* **Your task**: Starting from the top of the material, restate each line exactly until the line that contains "const daptErrA = [0, 0, 6, 21.5];", which is also copied. Pictures are excluded.

* **Data section**:
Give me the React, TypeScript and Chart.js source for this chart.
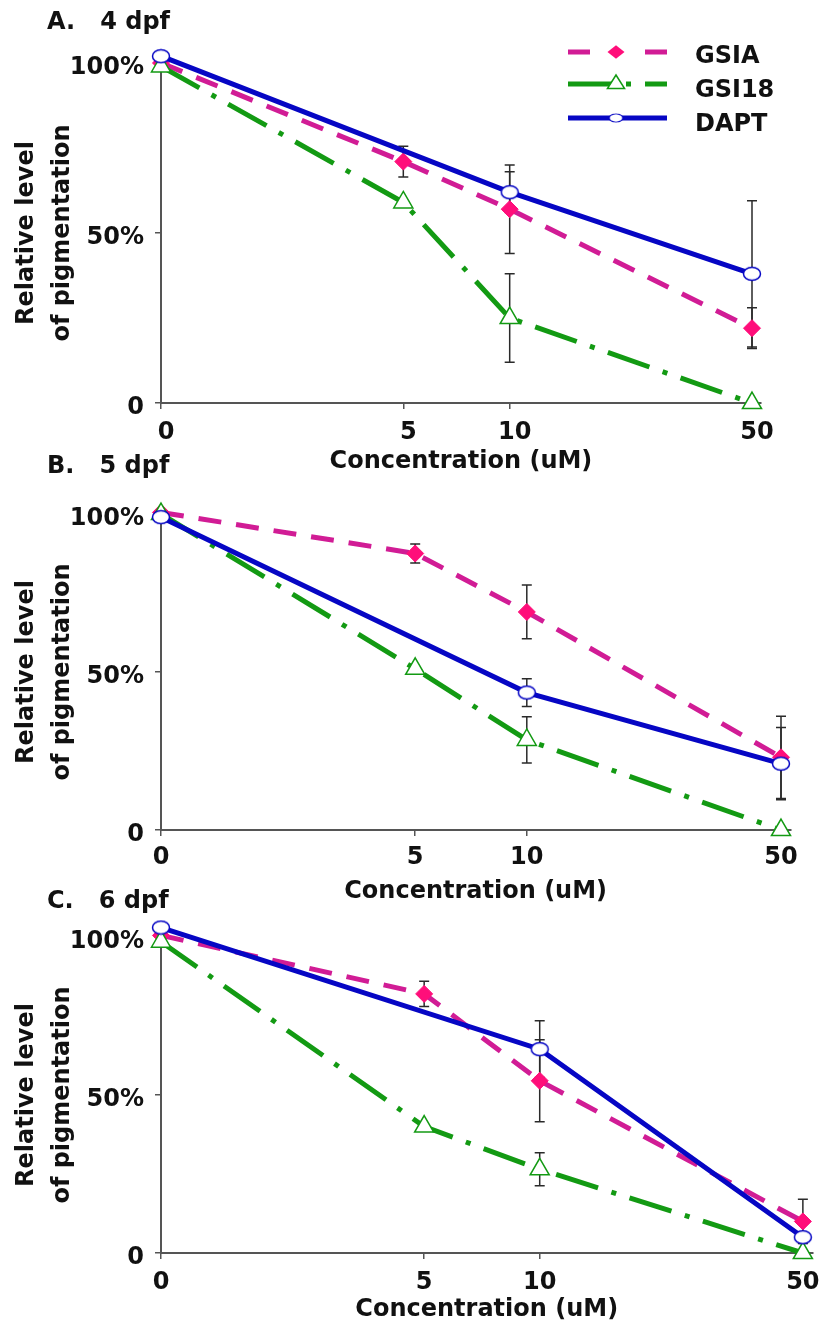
import React, { useEffect, useRef } from 'react';
import { Chart, registerables } from 'chart.js';

Chart.register(...registerables);

// ---------- data ----------
const concentrations = ['0', '5', '10', '50'];
// position of each concentration on the (non-proportional) x axis
const xSlots = [0, 0.41, 0.59, 1];
const seriesNames = ['GSIA', 'GSI18', 'DAPT'];
const panelTitles = ['A.   4 dpf', 'B.   5 dpf', 'C.   6 dpf'];
const yTickValues = [0, 50, 100];
const yTickLabels = ['0', '50%', '100%'];
const xAxisTitle = 'Concentration (uM)';
const yAxisTitle = ['Relative level', 'of pigmentation'];

// Panel A (4 dpf)
const gsiaA = [100, 71, 57, 22];
const gsiaErrA = [0, 4.5, 13, 6];
const gsi18A = [99, 59, 25, 0];
const gsi18ErrA = [0, 0, 13, 0];
const daptA = [102, null, 62, 38];
const daptErrA = [0, 0, 6, 21.5];

// Panel B (5 dpf)
const gsiaB = [100.5, 87.5, 69, 23];
const gsiaErrB = [0, 3, 8.5, 13];
const gsi18B = [100, 51, 28.5, 0];
const gsi18ErrB = [0, 0, 7.3, 0];
const daptB = [99, null, 43.5, 21];
const daptErrB = [0, 0, 4.4, 11.4];

// Panel C (6 dpf)
const gsiaC = [100.5, 82, 54.5, 10];
const gsiaErrC = [0, 4, 13, 7];
const gsi18C = [98.5, 40, 26.5, 0];
const gsi18ErrC = [0, 0, 5.2, 0];
const daptC = [103, null, 64.5, 5];
const daptErrC = [0, 0, 9, 0];

// ---------- styles / layout ----------
const FONT = "'DejaVu Sans', 'Liberation Sans', Arial, sans-serif";
const PINK_LINE = '#D11C95';
const PINK_MARK = '#FF0E7A';
const GREEN = '#139A13';
const BLUE = '#0606C4';
const AXIS = '#555555';
const TEXT = '#111111';
const W = 825;

const panels = [
  { title: panelTitles[0], top: 0, height: 480, chartTop: 63, chartBottom: 403, xEnd: 752, titleY: 23, xPad: 9, xLabelOffset: 5, legend: true,
    values: [gsiaA, gsi18A, daptA], errors: [gsiaErrA, gsi18ErrA, daptErrA] },
  { title: panelTitles[1], top: 440, height: 470, chartTop: 74, chartBottom: 390, xEnd: 781, titleY: 27, xPad: 7, xLabelOffset: 0, legend: false,
    values: [gsiaB, gsi18B, daptB], errors: [gsiaErrB, gsi18ErrB, daptErrB] },
  { title: panelTitles[2], top: 880, height: 448, chartTop: 57, chartBottom: 373, xEnd: 808, titleY: 22, xPad: 9, xLabelOffset: 0, legend: false,
    values: [gsiaC, gsi18C, daptC], errors: [gsiaErrC, gsi18ErrC, daptErrC] },
];

const CHART_LEFT = 161;
const X_MAX = 1.015;

function makeEllipse(): HTMLCanvasElement {
  const c = document.createElement('canvas');
  c.width = 20;
  c.height = 16;
  const ctx = c.getContext('2d')!;
  ctx.beginPath();
  ctx.ellipse(10, 8, 8.5, 6.5, 0, 0, Math.PI * 2);
  ctx.fillStyle = '#ffffff';
  ctx.fill();
  ctx.lineWidth = 1.5;
  ctx.strokeStyle = BLUE;
  ctx.stroke();
  return c;
}

const seriesStyles = [
  { borderColor: PINK_LINE, borderDash: [23, 15], pointStyle: 'rectRot', pointRadius: 8.5, pointBackgroundColor: PINK_MARK, pointBorderColor: PINK_MARK, pointBorderWidth: 1 },
  { borderColor: GREEN, borderDash: [44, 14, 5, 14], pointStyle: 'triangle', pointRadius: 11, pointBackgroundColor: '#ffffff', pointBorderColor: GREEN, pointBorderWidth: 1.5 },
  { borderColor: BLUE, borderDash: [], pointStyle: 'ellipse', pointRadius: 9, pointBackgroundColor: '#ffffff', pointBorderColor: BLUE, pointBorderWidth: 1.5 },
];

function drawMarker(ctx: CanvasRenderingContext2D, idx: number, x: number, y: number, ellipse: HTMLCanvasElement) {
  const s = seriesStyles[idx];
  ctx.save();
  ctx.setLineDash([]);
  if (s.pointStyle === 'rectRot') {
    const r = s.pointRadius;
    ctx.beginPath();
    ctx.moveTo(x - r, y);
    ctx.lineTo(x, y - r * 0.8);
    ctx.lineTo(x + r, y);
    ctx.lineTo(x, y + r * 0.8);
    ctx.closePath();
    ctx.fillStyle = s.pointBackgroundColor;
    ctx.fill();
  } else if (s.pointStyle === 'triangle') {
    const r = 9;
    ctx.beginPath();
    ctx.moveTo(x, y - r);
    ctx.lineTo(x + r * 0.95, y + r * 0.5);
    ctx.lineTo(x - r * 0.95, y + r * 0.5);
    ctx.closePath();
    ctx.fillStyle = '#ffffff';
    ctx.fill();
    ctx.lineWidth = 1.5;
    ctx.strokeStyle = GREEN;
    ctx.stroke();
  } else {
    ctx.drawImage(ellipse, x - 8, y - 5, 16, 10);
  }
  ctx.restore();
}

function PanelChart({ cfg }: { cfg: typeof panels[number] }) {
  const ref = useRef<HTMLCanvasElement | null>(null);

  useEffect(() => {
    const canvas = ref.current;
    if (!canvas) return;
    const ellipse = makeEllipse();
    const plotRight = CHART_LEFT + (cfg.xEnd - CHART_LEFT) * X_MAX;

    const datasets = seriesNames.map((name, s) => {
      const st = seriesStyles[s];
      return {
        label: name,
        data: cfg.values[s].map((v, i) => ({ x: xSlots[i], y: v })),
        borderColor: st.borderColor,
        backgroundColor: st.borderColor,
        borderWidth: 5,
        borderDash: st.borderDash,
        borderCapStyle: 'butt',
        tension: 0,
        spanGaps: true,
        clip: false,
        pointStyle: st.pointStyle === 'ellipse' ? ellipse : st.pointStyle,
        pointRadius: st.pointRadius,
        pointBackgroundColor: st.pointBackgroundColor,
        pointBorderColor: st.pointBorderColor,
        pointBorderWidth: st.pointBorderWidth,
        order: 2 - s,
      };
    });

    const decor = {
      id: 'decor',
      beforeDatasetsDraw(chart: any) {
        const ctx = chart.ctx as CanvasRenderingContext2D;
        const xs = chart.scales.x;
        const ys = chart.scales.y;
        ctx.save();
        ctx.strokeStyle = '#2a2a2a';
        ctx.lineWidth = 1.5;
        ctx.setLineDash([]);
        cfg.values.forEach((vals, s) => {
          vals.forEach((v, i) => {
            const e = cfg.errors[s][i];
            if (v === null || !e) return;
            const px = xs.getPixelForValue(xSlots[i]);
            const y1 = ys.getPixelForValue(v + e);
            const y2 = ys.getPixelForValue(v - e);
            ctx.beginPath();
            ctx.moveTo(px, y1);
            ctx.lineTo(px, y2);
            ctx.moveTo(px - 5, y1);
            ctx.lineTo(px + 5, y1);
            ctx.moveTo(px - 5, y2);
            ctx.lineTo(px + 5, y2);
            ctx.stroke();
          });
        });
        ctx.restore();
      },
      afterDraw(chart: any) {
        const ctx = chart.ctx as CanvasRenderingContext2D;
        ctx.save();
        ctx.fillStyle = TEXT;
        ctx.font = `bold 24px ${FONT}`;
        ctx.textBaseline = 'middle';
        ctx.textAlign = 'left';
        ctx.fillText(cfg.title, 47, cfg.titleY);
        if (cfg.legend) {
          const rows = [52, 84, 118];
          const textRows = [57, 91, 125];
          const x0 = 568;
          const x1 = 667;
          seriesNames.forEach((name, s) => {
            const st = seriesStyles[s];
            ctx.save();
            ctx.strokeStyle = st.borderColor;
            ctx.lineWidth = 5;
            ctx.lineCap = 'butt';
            ctx.setLineDash(s === 0 ? [22, 77 - 22] : st.borderDash);
            ctx.beginPath();
            ctx.moveTo(x0, rows[s]);
            ctx.lineTo(x1, rows[s]);
            ctx.stroke();
            ctx.restore();
            drawMarker(ctx, s, 616, rows[s], ellipse);
            ctx.fillStyle = TEXT;
            ctx.font = `bold 24px ${FONT}`;
            ctx.textBaseline = 'middle';
            ctx.fillText(name, 695, textRows[s]);
          });
        }
        ctx.restore();
      },
    };

    const chart = new Chart(canvas, {
      type: 'line',
      data: { datasets: datasets as any },
      options: {
        responsive: false,
        animation: false,
        devicePixelRatio: 1,
        layout: { padding: { top: cfg.chartTop, right: W - plotRight, bottom: 0, left: 0 } },
        plugins: { legend: { display: false }, tooltip: { enabled: false }, title: { display: false } },
        scales: {
          x: {
            type: 'linear',
            min: 0,
            max: X_MAX,
            afterBuildTicks: (scale: any) => {
              scale.ticks = xSlots.map((v) => ({ value: v }));
            },
            afterFit: (scale: any) => {
              scale.height = cfg.height - cfg.chartBottom;
              scale.paddingLeft = 0;
              scale.paddingRight = 0;
            },
            ticks: {
              autoSkip: false,
              maxRotation: 0,
              minRotation: 0,
              padding: cfg.xPad,
              labelOffset: cfg.xLabelOffset,
              color: TEXT,
              font: { family: FONT, size: 24, weight: 'bold' },
              callback: (_v: any, i: number) => concentrations[i],
            },
            grid: { display: true, drawOnChartArea: false, drawTicks: true, tickLength: 6, color: AXIS, lineWidth: 1.5 },
            border: { display: true, color: AXIS, width: 2 },
            title: {
              display: true,
              text: xAxisTitle,
              color: TEXT,
              font: { family: FONT, size: 24, weight: 'bold', lineHeight: 1.2 },
              padding: { top: 0, bottom: 4 },
            },
          },
          y: {
            type: 'linear',
            min: 0,
            max: 100,
            afterBuildTicks: (scale: any) => {
              scale.ticks = yTickValues.map((v) => ({ value: v }));
            },
            afterFit: (scale: any) => {
              scale.width = CHART_LEFT;
              scale.paddingTop = 0;
              scale.paddingBottom = 0;
            },
            ticks: {
              padding: 11,
              labelOffset: 5,
              color: TEXT,
              font: { family: FONT, size: 24, weight: 'bold' },
              callback: (_v: any, i: number) => yTickLabels[i],
            },
            grid: { display: true, drawOnChartArea: false, drawTicks: true, tickLength: 6, color: AXIS, lineWidth: 1.5 },
            border: { display: true, color: AXIS, width: 2 },
            title: {
              display: true,
              text: yAxisTitle,
              color: TEXT,
              font: { family: FONT, size: 24, weight: 'bold', lineHeight: 1.5 },
              padding: { top: 9, bottom: 0 },
            },
          },
        },
      } as any,
      plugins: [decor],
    });

    return () => chart.destroy();
  }, [cfg]);

  return (
    <canvas
      ref={ref}
      width={W}
      height={cfg.height}
      style={{ position: 'absolute', left: 0, top: cfg.top, width: W, height: cfg.height }}
    />
  );
}

export default function App() {
  return (
    <div style={{ position: 'absolute', left: 0, top: 0, width: W, height: 1328, overflow: 'hidden', background: '#ffffff' }}>
      {panels.map((p, i) => (
        <PanelChart key={i} cfg={p} />
      ))}
    </div>
  );
}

* **Response to the task**:
Give me the React, TypeScript and Chart.js source for this chart.
import React, { useEffect, useRef } from 'react';
import { Chart, registerables } from 'chart.js';

Chart.register(...registerables);

// ---------- data ----------
const concentrations = ['0', '5', '10', '50'];
// position of each concentration on the (non-proportional) x axis
const xSlots = [0, 0.41, 0.59, 1];
const seriesNames = ['GSIA', 'GSI18', 'DAPT'];
const panelTitles = ['A.   4 dpf', 'B.   5 dpf', 'C.   6 dpf'];
const yTickValues = [0, 50, 100];
const yTickLabels = ['0', '50%', '100%'];
const xAxisTitle = 'Concentration (uM)';
const yAxisTitle = ['Relative level', 'of pigmentation'];

// Panel A (4 dpf)
const gsiaA = [100, 71, 57, 22];
const gsiaErrA = [0, 4.5, 13, 6];
const gsi18A = [99, 59, 25, 0];
const gsi18ErrA = [0, 0, 13, 0];
const daptA = [102, null, 62, 38];
const daptErrA = [0, 0, 6, 21.5];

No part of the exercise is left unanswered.